While he appreciates that kind of attention, Anderson said his mentors also taught him to embrace such changes in stride and stay grounded. The success of the past two years has allowed Anderson to achieve a level of financial stability and support for his family like never before. But he said he knows that kind of windfall won’t last forever, and he and his wife are trying to spend the money wisely.
Next year probably won’t be as busy as this year, Anderson said, but he noted the band has already booked 40% of its 2023 dates and plans to take “The Spirit Coalescent” and “Naat’aanii.” on the road. He will also meet with extremely wealthy funders associated with the National Endowment for the Arts early next year to discuss his long-held dream of building a large community arts center in the Farmington area – a facility that would include studios recording studios, living quarters, rehearsal rooms, conference rooms, offices, classrooms and other spaces to help budding young musical artists launch a career.

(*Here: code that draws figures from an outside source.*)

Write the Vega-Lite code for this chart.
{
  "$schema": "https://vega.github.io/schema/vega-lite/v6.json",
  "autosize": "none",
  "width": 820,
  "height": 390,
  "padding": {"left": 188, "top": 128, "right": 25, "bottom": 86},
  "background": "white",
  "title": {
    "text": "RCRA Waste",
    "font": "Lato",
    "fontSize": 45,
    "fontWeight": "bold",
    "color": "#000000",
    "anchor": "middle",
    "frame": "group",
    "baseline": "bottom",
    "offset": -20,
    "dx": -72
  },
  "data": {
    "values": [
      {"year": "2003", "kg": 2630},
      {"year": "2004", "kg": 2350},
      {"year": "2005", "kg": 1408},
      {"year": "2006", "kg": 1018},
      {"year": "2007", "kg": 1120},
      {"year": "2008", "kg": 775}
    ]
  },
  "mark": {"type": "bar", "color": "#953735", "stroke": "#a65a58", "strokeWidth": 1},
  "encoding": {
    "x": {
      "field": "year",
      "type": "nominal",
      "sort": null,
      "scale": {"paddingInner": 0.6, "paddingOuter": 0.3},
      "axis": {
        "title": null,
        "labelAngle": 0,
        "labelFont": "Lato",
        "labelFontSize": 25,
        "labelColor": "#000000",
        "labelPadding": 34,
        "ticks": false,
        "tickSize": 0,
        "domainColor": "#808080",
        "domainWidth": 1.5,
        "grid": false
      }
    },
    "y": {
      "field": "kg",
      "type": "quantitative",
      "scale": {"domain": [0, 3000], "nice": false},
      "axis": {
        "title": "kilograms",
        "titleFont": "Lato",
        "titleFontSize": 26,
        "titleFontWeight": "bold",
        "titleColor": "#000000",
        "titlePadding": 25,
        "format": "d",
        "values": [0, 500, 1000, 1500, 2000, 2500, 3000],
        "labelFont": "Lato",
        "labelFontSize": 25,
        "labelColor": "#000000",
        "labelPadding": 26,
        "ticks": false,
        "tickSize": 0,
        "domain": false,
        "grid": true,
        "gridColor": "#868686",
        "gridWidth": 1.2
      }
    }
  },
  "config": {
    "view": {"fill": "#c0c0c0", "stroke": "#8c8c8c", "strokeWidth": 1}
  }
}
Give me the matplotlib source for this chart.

The price of such a facility would be in the tens of millions of dollars, he said, and Anderson knows that’s a reach. But if the past few years have taught him anything, it’s that he shouldn’t necessarily dismiss the possibility of such dreams coming true.
“I feel a sense of gratitude to this community, and I know it’s important to maintain that humility,” he said, noting how Farmington audiences supported D’DAT and its various projects when the band was founded in the early 2010s. “It’s also important to be flexible and adaptable. I always talk about improvisation as a survival technique.”